Now though the SD a party founded in 1988 by ultranationalist extremists and neo-Nazis find themselves political kingmakers. With Social Democrat Prime Minister Magdalena resigning on Thursday, it means Moderate Party leader Ulf Kristersson must now try to form a new government. He cannot do so without the support of the SD, who became the second biggest party with 20.5% of the votes 

It’s perhaps not what many of us here in the UK who tend to view Sweden as a land of tolerance and openness might have expected. But then Sweden’s its politics and culture are often misunderstood by those looking inwards at a country with preconceived ideas of what it represents. It took a short period of residency there some decades ago to understand that myself. 

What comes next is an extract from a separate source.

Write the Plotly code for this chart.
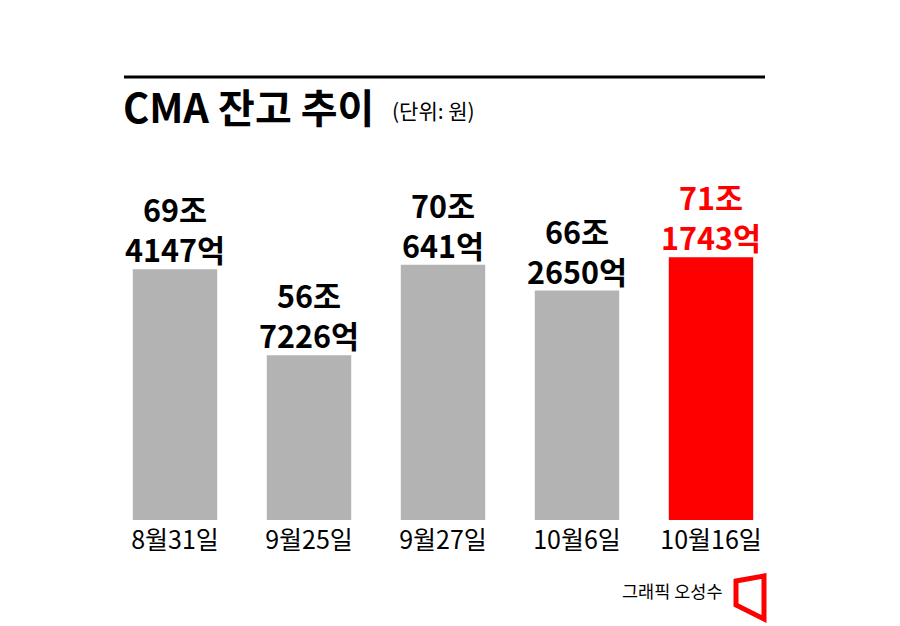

Not surprisingly the populist, anti-immigration party’s rise to real power has civil rights groups and many immigrants worried about what the future might hold for the country. 

The SD’s rise has come on the back of what many voters saw as failed immigration and integration policies. About 20 per cent of Sweden’s 10.5mn inhabitants are foreign-born, with some 240,000 asylum seekers having arrived during the European refugee crisis of 2014-2015. 

Tapping into anger over crime and gang shootings mostly by blaming immigrants for the violence the SD has set out a 30-point programme aimed at achieving the lowest immigration in Europe.  

This will include legislation that would make it possible to deny asylum to anyone saying they are fleeing persecution for being gay, or for changing their faith.  

Speaking to Reuters news agency last week Civil Rights Defenders, an international human rights watchdog and advocacy group based in Stockholm, said it had gone through all parties' proposals on law and order, democracy and immigration and found those from the Sweden Democrats troubling. 

“In all these areas we see proposals that restrict human rights, that weaken rule of law and undermine democracy,” Civil Rights Defender Legal Director and Deputy Executive Director John Stauffer said.  

How all this will yet play out remains to be seen. But if one thing is likely it’s that many looking in on Sweden from outside will almost certainly now see this Nordic nation in a very different political light.